There, the given answer shows via a counterexample that we can't hope to achieve what we want, at least in general.
Here is the question: what if in the previous question we assume that the sets $X_1, X_2, X_3, \dots$ are finite?
Yes, this is true for essentially purely combinatorial reasons. Let $P$ be the set of finite sequences $(x_0,x_1,\dots,x_n)$ with $x_i\in X_i$, $d(x_i,x_{i+1})\leq \epsilon_i$, and $d(x_n,x)\leq \epsilon_n$. These finite sequences form an infinite tree in which every level is finite. So, by König's lemma, there is an infinite path down the tree, which gives exactly the desired infinite path.
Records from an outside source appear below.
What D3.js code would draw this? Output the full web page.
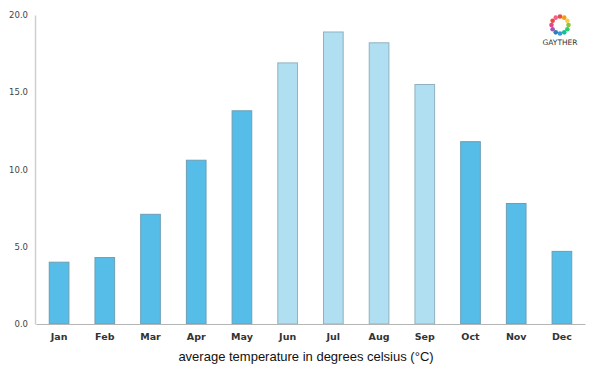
<meta charset="utf-8">
<script src="https://d3js.org/d3.v7.min.js"></script>
<style>
  body { margin: 0; background: #fff; }
</style>
<div id="chart"></div>
<script>
  // monthly averages
  const months = ["Jan","Feb","Mar","Apr","May","Jun","Jul","Aug","Sep","Oct","Nov","Dec"]
  const temps = [4.0, 4.3, 7.1, 10.6, 13.8, 16.9, 18.9, 18.2, 15.5, 11.8, 7.8, 4.7]
  const summer = ["Jun","Jul","Aug","Sep"]
  const yTicks = [0, 5, 10, 15, 20]
  const logoColors = ["#e94e3c","#f39c12","#f4d03f","#8bc34a","#2ecc71","#1abc9c","#3498db","#2c7fb8","#9b59b6","#e84393","#e74c3c","#f06292"]

  const width = 600, height = 375
  const margin = {top: 15, right: 15, bottom: 51, left: 35}

  const svg = d3.select("#chart").append("svg")
    .attr("width", width)
    .attr("height", height)

  const x = d3.scaleBand()
    .domain(months)
    .range([margin.left + 1, width - margin.right])
    .paddingInner(0.57)
    .paddingOuter(0.29)

  const y = d3.scaleLinear()
    .domain([0, 20])
    .range([height - margin.bottom, margin.top])

  // bars
  svg.selectAll("rect.bar")
    .data(months)
    .enter().append("rect")
    .attr("class", "bar")
    .attr("x", d => x(d))
    .attr("y", (d, i) => y(temps[i]))
    .attr("width", x.bandwidth())
    .attr("height", (d, i) => y(0) - y(temps[i]))
    .attr("fill", d => summer.includes(d) ? "#b1dff2" : "#55bde8")
    .attr("stroke", d => summer.includes(d) ? "#8fb0bf" : "#6a9fb5")
    .attr("stroke-width", 1)

  // y axis
  const yaxis = d3.axisLeft(y).tickValues(yTicks).tickSize(0).tickPadding(7).tickFormat(d3.format(".1f"))
  const Y = svg.append("g")
    .attr("transform", "translate(" + margin.left + ",0)")
    .call(yaxis)
  Y.select(".domain").attr("stroke", "#cfcfcf").attr("stroke-width", 1.5)
  Y.selectAll("text").style("font-family", "'DejaVu Sans', sans-serif").style("font-size", "8.5px").attr("fill", "#444")

  // x axis
  const xaxis = d3.axisBottom(x).tickSize(0).tickPadding(9)
  const X = svg.append("g")
    .attr("transform", "translate(0," + y(0) + ")")
    .call(xaxis)
  X.select(".domain").attr("stroke", "#b5b5b5").attr("stroke-width", 1.2)
  X.selectAll("text").style("font-family", "'DejaVu Sans', sans-serif").style("font-size", "9.5px").style("font-weight", "bold").attr("fill", "#333")

  // title under the chart
  svg.append("text")
    .attr("x", 306)
    .attr("y", 361)
    .attr("text-anchor", "middle")
    .style("font-family", "'Liberation Sans', Arial, sans-serif")
    .style("font-size", "13px")
    .attr("fill", "#111")
    .text("average temperature in degrees celsius (°C)")

  // logo
  const logo = svg.append("g").attr("transform", "translate(560,25)")
  logo.selectAll("circle")
    .data(logoColors)
    .enter().append("circle")
    .attr("cx", (d, i) => 8.5 * Math.cos(i / logoColors.length * 2 * Math.PI - Math.PI / 2))
    .attr("cy", (d, i) => 8.5 * Math.sin(i / logoColors.length * 2 * Math.PI - Math.PI / 2))
    .attr("r", 2.3)
    .attr("fill", d => d)
  logo.append("text")
    .attr("y", 20)
    .attr("text-anchor", "middle")
    .style("font-family", "'DejaVu Sans', sans-serif")
    .style("font-size", "7.5px")
    .attr("fill", "#333")
    .text("GAYTHER")
</script>
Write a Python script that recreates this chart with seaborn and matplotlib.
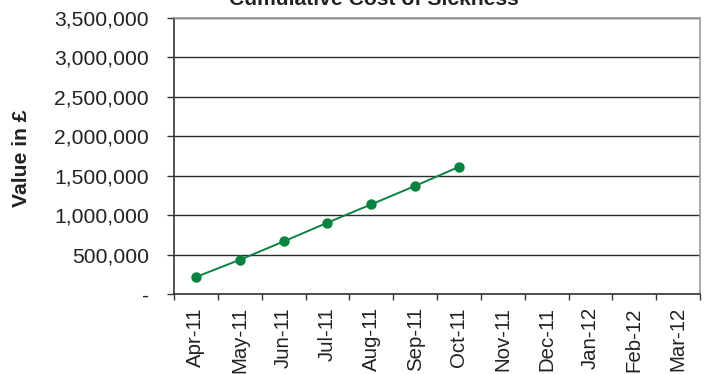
import matplotlib
matplotlib.use("Agg")
import matplotlib.pyplot as plt
import seaborn as sns
import pandas as pd
from matplotlib.ticker import FuncFormatter, FixedLocator

# Monthly labels for the financial year
months = ["Apr-11", "May-11", "Jun-11", "Jul-11", "Aug-11", "Sep-11",
          "Oct-11", "Nov-11", "Dec-11", "Jan-12", "Feb-12", "Mar-12"]
# Cumulative cost (GBP) recorded so far
cumulative_cost = [216000, 433000, 666000, 904000, 1137000, 1370000, 1612000]
y_ticks = [0, 500000, 1000000, 1500000, 2000000, 2500000, 3000000, 3500000]

sns.set_theme(style="white")
plt.rcParams["font.family"] = ["Liberation Sans", "DejaVu Sans"]

FS = 15.2

df = pd.DataFrame({"pos": range(len(cumulative_cost)), "cost": cumulative_cost})

fig = plt.figure(figsize=(7.09, 3.74), dpi=100)
ax = fig.add_axes([174 / 709, 1 - 294 / 374, (700 - 174) / 709, (294 - 18) / 374])

sns.lineplot(data=df, x="pos", y="cost", ax=ax, color="#0A8340",
             linewidth=1.4, marker="o", markersize=7.5, markeredgewidth=0)

ax.set_xlim(-0.5, len(months) - 0.5)
ax.set_ylim(0, 3500000)
ax.set_yticks(y_ticks)
ax.yaxis.set_major_formatter(FuncFormatter(lambda v, p: "-" if v == 0 else f"{int(v):,}"))
ax.set_xticks(range(len(months)))
ax.set_xticklabels(months, rotation=90)
ax.xaxis.set_minor_locator(FixedLocator([i - 0.5 for i in range(len(months) + 1)]))

ax.grid(axis="y", color="#2b2b2b", linewidth=1.0)
ax.set_axisbelow(True)

ax.tick_params(axis="y", which="major", left=True, length=5, width=1, color="#333333",
               pad=13, labelsize=FS, labelcolor="#222222")
ax.tick_params(axis="x", which="major", bottom=False, pad=3.5, labelsize=14.7, labelcolor="#222222")
ax.tick_params(axis="x", which="minor", bottom=True, length=4, width=1, color="#333333")

for side in ("top", "right"):
    ax.spines[side].set_color("#999999")
    ax.spines[side].set_linewidth(1.2)
for side in ("left", "bottom"):
    ax.spines[side].set_color("#333333")
    ax.spines[side].set_linewidth(1.2)

ax.set_xlabel("")
ax.set_ylabel("")
fig.text(22 / 709, 1 - 158 / 374, "Value in £", rotation=90, ha="center", va="center",
         fontsize=FS, fontweight="bold", color="#222222")
fig.text(374 / 709, 1 - 5 / 374, "Cumulative Cost of Sickness", ha="center", va="baseline",
         fontsize=FS, fontweight="bold", color="#222222")

fig.savefig("out.png", dpi=100)
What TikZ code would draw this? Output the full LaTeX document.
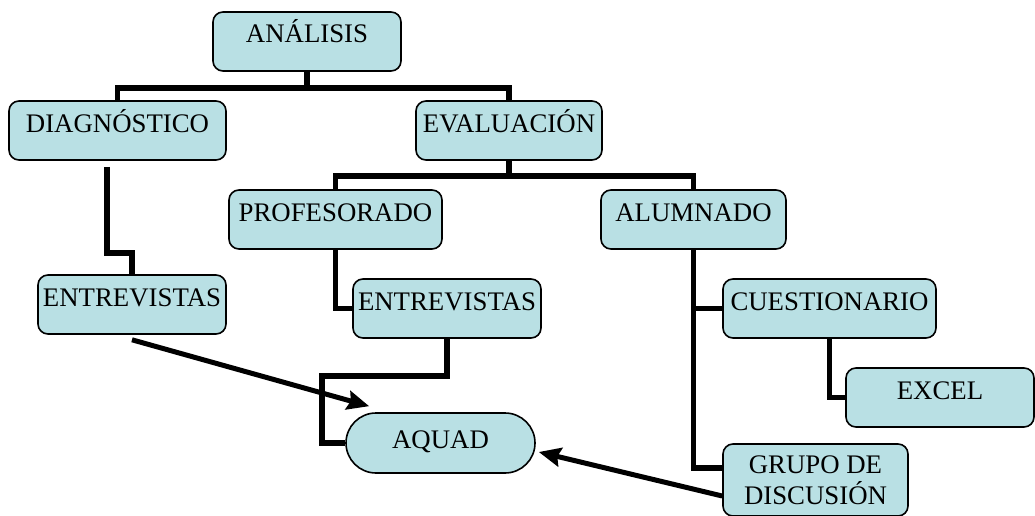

Explicitly, say that an element $x_n\in X_n$ is good if for each $N\geq n$ you can extend $x_n$ outward to some sequence $(x_n,x_{n+1},\dots,x_N)$ satisfying the required conditions. Given a good element $x_n$, there are only finitely many choices of $x_{n+1}\in X_{n+1}$ with $d(x_n,x_{n+1}\leq \epsilon_n$, so one of them must be good. Starting from a good element $x_0\in X_0$ (which again must exist since $X_0$ is finite), you can then one-by-one pick good elements $x_1,x_2,x_3,\dots$ which combine to form the desired infinite sequence.